In fact, key figures in the industry – not publicly, but certainly privately – have begun to view the FHFA itself as a source of instability in the housing finance system as it has developed a reputation for taking actions that require the industry to make abrupt and significant changes to their operations and business models, with consequent disruption for borrowers as well. That’s a bad reputation for a regulator to have.
In my new paper, “The FHFA Report on Credit Risk Transfer: Another Controversial Document Further Erodes Confidence in the Agency,” I review the three earlier documents, show how they are both controversial and questionable, and how they have reduced confidence in the objectivity (and sometimes the technical skill and forthrightness) of the FHFA. I then analyze the CRT report to illustrate that it is an unadulterated advocacy document, with strong bias.
So, what are the housing finance industry and others involved in the field to do in this extraordinary situation where the regulator has, in their view, so abandoned even-handedness? I hear, directly and indirectly, that many are throwing up their hands and wondering if engagement with the FHFA to correct the situation is worth the effort. Given that the term of Director Mark Calabria, whose strong free-market advocacy viewpoint dominates the agency, lasts through 2024, there is real concern (and even fear) about how things will transpire during the remaining three years. However, a case now before the Supreme Court (Collins v. Mnuchin) will decide, among other items, whether the FHFA director’s independence is constitutional; that independence is rooted in language that an incumbent can be fired by the president only “for cause” (which is not defined).

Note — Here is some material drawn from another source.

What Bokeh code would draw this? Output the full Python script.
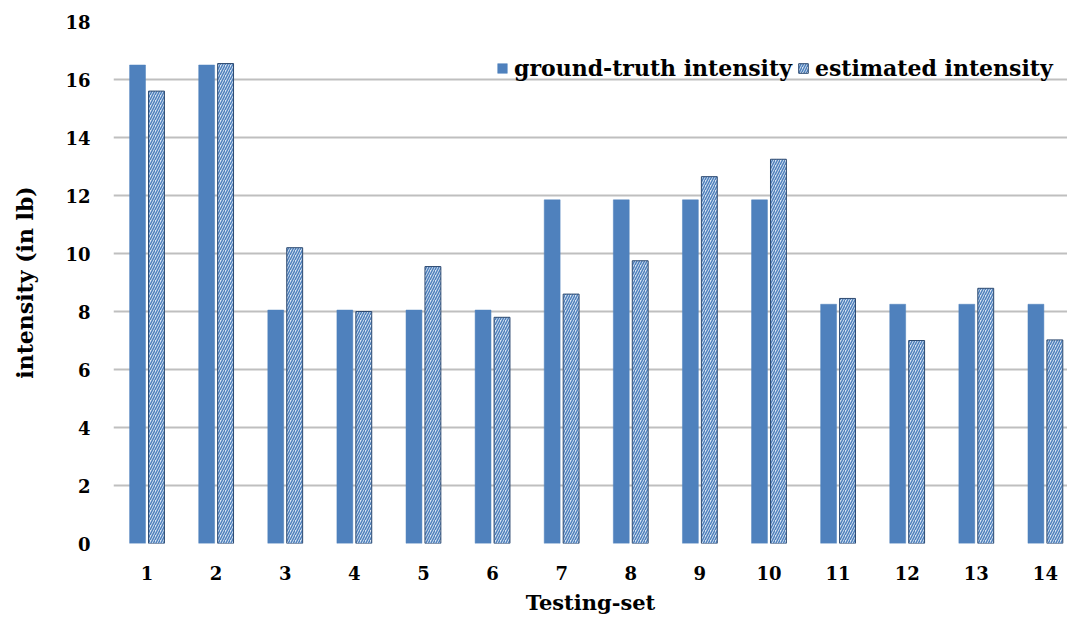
from bokeh.embed import file_html
from bokeh.models import ColumnDataSource, FixedTicker, Legend, LegendItem, Range1d
from bokeh.plotting import figure
from bokeh.resources import INLINE
from bokeh.transform import dodge

# values
testing_sets = list(range(1, 15))
ground_truth = [16.5, 16.5, 8.05, 8.05, 8.05, 8.05, 11.85, 11.85, 11.85, 11.85,
                8.25, 8.25, 8.25, 8.25]
estimated = [15.6, 16.55, 10.2, 8.0, 9.55, 7.8, 8.6, 9.75, 12.65, 13.25,
             8.45, 7.0, 8.8, 7.02]

FONT = "DejaVu Serif"
BLUE = "#4F81BD"
GRID = "#BFBFBF"

src = ColumnDataSource(dict(x=testing_sets, gt=ground_truth, est=estimated))

p = figure(
    width=1067, height=618,
    x_range=Range1d(0.515, 14.32), y_range=Range1d(0, 18),
    output_backend="svg", toolbar_location=None,
    min_border_left=113, min_border_right=0,
    min_border_top=21, min_border_bottom=75,
)
p.outline_line_color = None

r_gt = p.vbar(x=dodge("x", -0.137, range=p.x_range), top="gt", width=0.23,
              source=src, fill_color=BLUE, line_color=BLUE, line_width=0.5)
r_est = p.vbar(x=dodge("x", 0.137, range=p.x_range), top="est", width=0.23,
               source=src, fill_color="#DCE6F2", line_color="#2E4A70",
               line_width=1, hatch_pattern="right_diagonal_line",
               hatch_color=BLUE, hatch_scale=5, hatch_weight=1.5)

# axes
p.xaxis.ticker = FixedTicker(ticks=testing_sets)
p.yaxis.ticker = FixedTicker(ticks=list(range(0, 19, 2)))
for ax in (p.xaxis[0], p.yaxis[0]):
    ax.axis_line_color = None
    ax.major_tick_line_color = None
    ax.minor_tick_line_color = None
    ax.major_tick_out = 0
    ax.minor_tick_out = 0
    ax.major_label_text_font = FONT
    ax.major_label_text_font_style = "bold"
    ax.major_label_text_font_size = "18px"
    ax.major_label_text_color = "black"
    ax.axis_label_text_font = FONT
    ax.axis_label_text_font_style = "bold"
    ax.axis_label_text_color = "black"
p.xaxis.major_label_standoff = 22
p.yaxis.major_label_standoff = 23
p.xaxis.axis_label = "Testing-set"
p.yaxis.axis_label = "intensity (in lb)"
p.xaxis.axis_label_text_font_size = "21px"
p.yaxis.axis_label_text_font_size = "22px"
p.xaxis.axis_label_standoff = 7
p.yaxis.axis_label_standoff = 24

p.xgrid.grid_line_color = None
p.ygrid.grid_line_color = GRID
p.ygrid.grid_line_width = 2

legend = Legend(
    items=[LegendItem(label="ground-truth intensity", renderers=[r_gt]),
           LegendItem(label="estimated intensity", renderers=[r_est])],
    orientation="horizontal", location=(383, 462),
    background_fill_alpha=0, border_line_color=None,
    label_text_font=FONT, label_text_font_style="bold",
    label_text_font_size="22px", label_text_color="black",
    glyph_width=12, glyph_height=12, spacing=5, label_standoff=6,
    margin=0, padding=0,
)
p.add_layout(legend)

open("out.html", "w").write(file_html(p, INLINE))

The expectation in the industry is that such independence will be ruled unconstitutional, and President Biden could fire Director Calabria at will, like any other executive branch official – and likely would do so quickly. The hope is that this ruling, which is scheduled to come out within weeks, will lead to the appointment of an FHFA director who would be more mainstream and reverse the recent damage done to the FHFA’s credibility by restoring its reputation as an even-handed regulator.